A shift to whole life assurance for beef under the Red Tractor scheme will not lead to any shortening of supplies within the sector, bosses have pledged.

Red Tractor (RT) is currently halfway through a consultation process on a proposal to shift to whole life assurance (WLA), but early reactions to the proposal have raised alarms.

David Clarke, chief executive of RT said there had been some “scaremongering going on” and the launch of the consultation had resulted in a “stronger adverse reaction than we had expected”.

At the moment, the RT scheme currently only covers the last 90 days of the animal’s life and is focused on the finishing of beef cattle before slaughter. Clarke said this was down to the fact that, when the scheme was set up, the focus was food safety and the finishing period was deemed the area of greater risk.

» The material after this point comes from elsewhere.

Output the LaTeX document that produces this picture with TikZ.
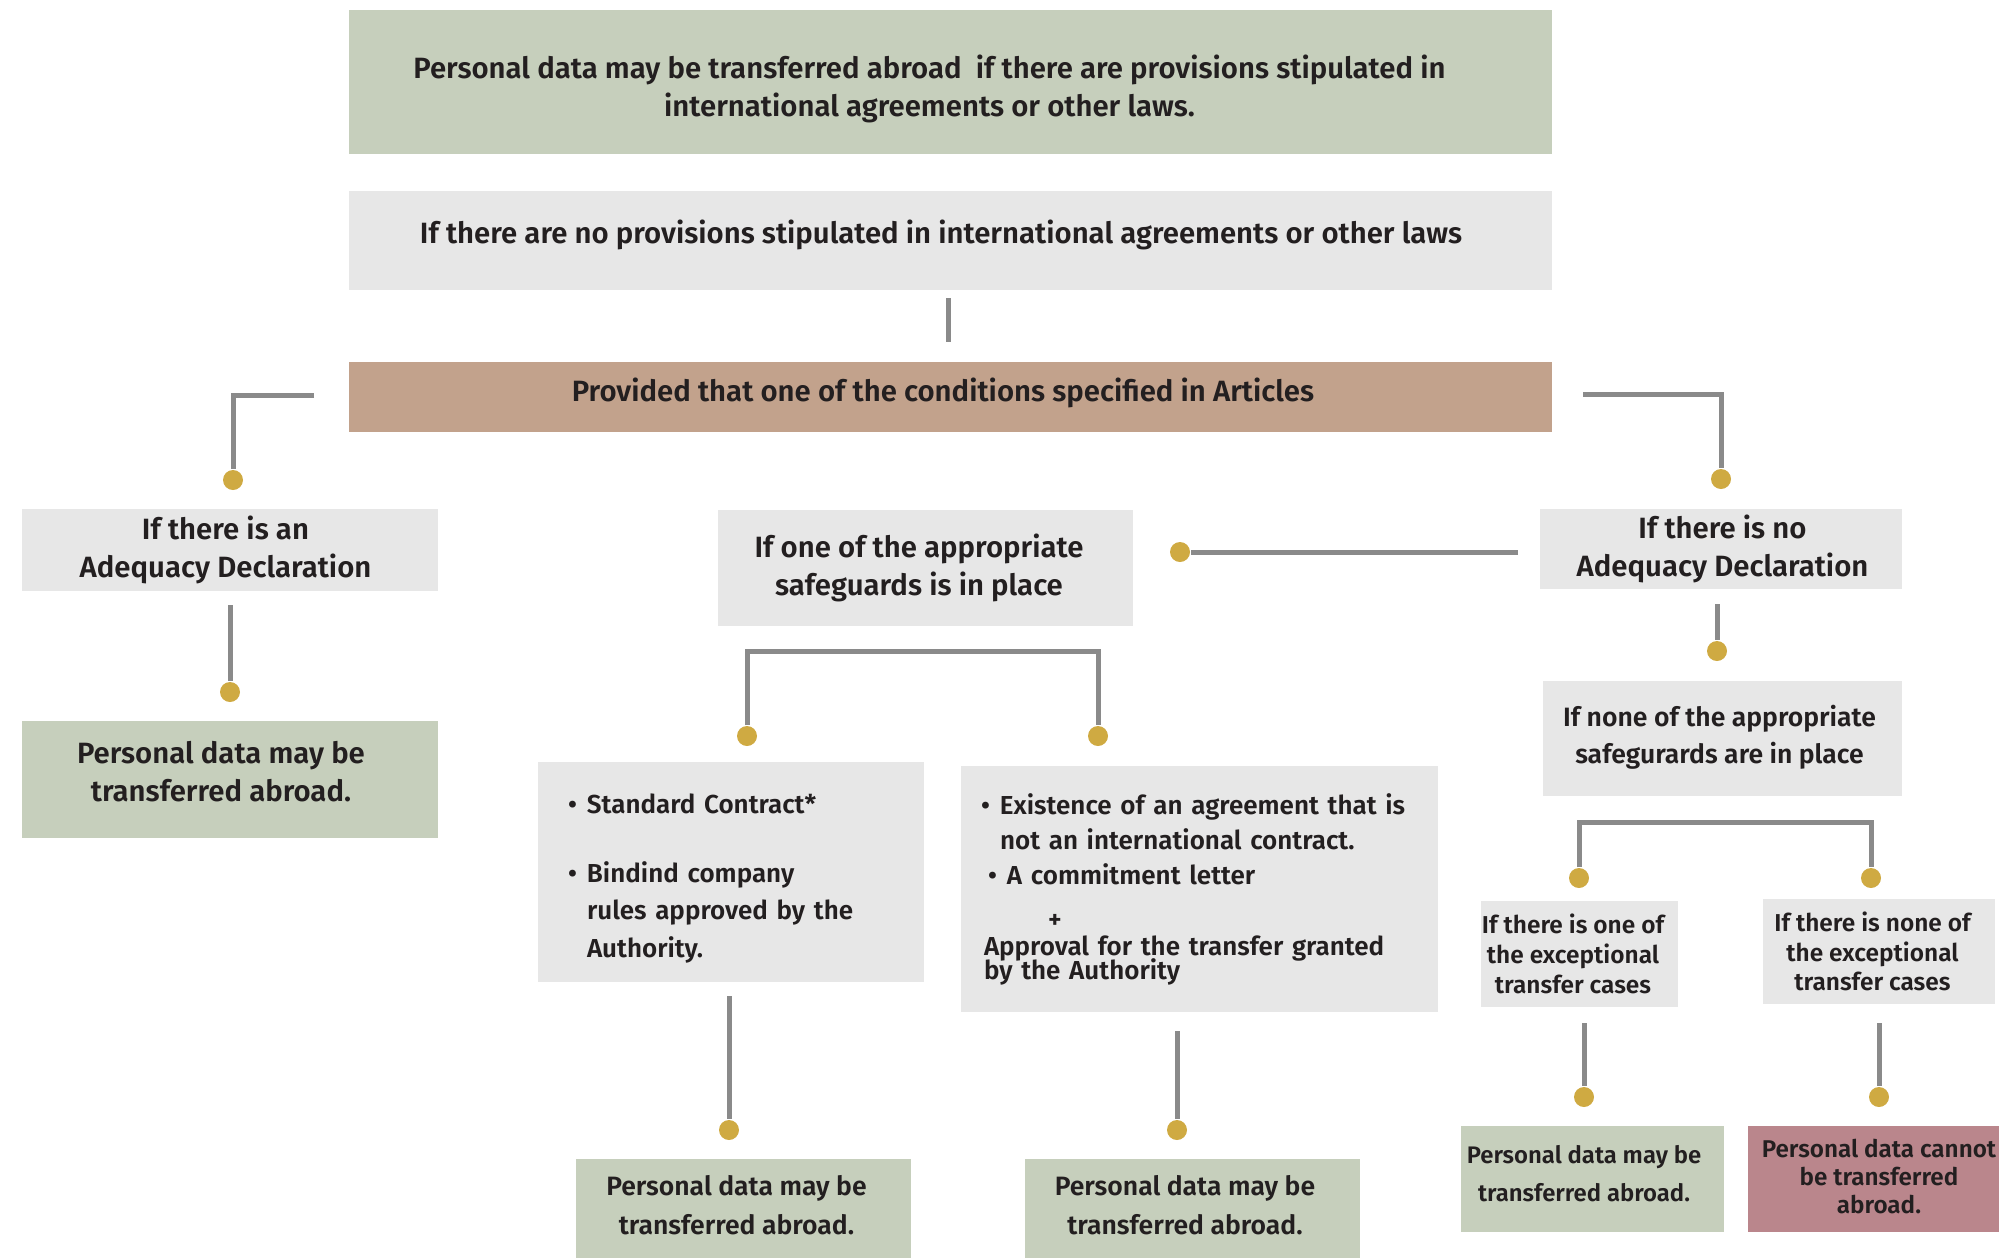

“The finishing period is critical to the safety of food and that was what we were focused on. But 20 years on and people now often attach animal welfare to farm assurance; it’s not just about food safety, it’s about the animal being kept in good condition throughout. We want to be certain of the conditions through the lifetime of the animal, not just on the finishing farm.”

However, some farmers have objected to the idea, seeing it as unnecessary gold plating of an already robust scheme (around a third of animals in the RT scheme currently spend their whole life on an assured farm) while others have expressed concerns that, should RT push ahead with the plan, it could lead to a shortening of assured supplies on the shelves.

However, Clarke has reassured farmers, saying there would be no rush to implement the changes: “We’re going to be doing this gently, recruit people into the system and only when we’ve got critical mass will we move it forward.

“We would be shooting ourselves in the foot to create a shortage – we don’t want to do that, and we won’t.”

NFU livestock board chairman Charles Sercombe said he was “not surprised by the strong passions and diverse views that Assured Food Standards’ (AFS) consultation on whole life assurance for the beef sector has provoked”.

He added: “The board has long supported the principle of whole life assurance for beef but only on the condition that a practical proposal can be devised. What is clear is that there are many legitimate and practical concerns being raised about the AFS proposals. These should be addressed during the consultation if at all possible and certainly as part of an open conversation with the whole beef sector after the formal consultation ends. NFU members from both ‘sides’ of the debate have raised many issues directly with me.

“I would encourage all farmers to participate in this consultation. The NFU livestock board does not regard this as a ‘done deal’, so please consider the AFS proposal and ensure your voice is heard.”

The consultation is due to continue until 27 March, and Clarke said no decision had been made and all views would be considered.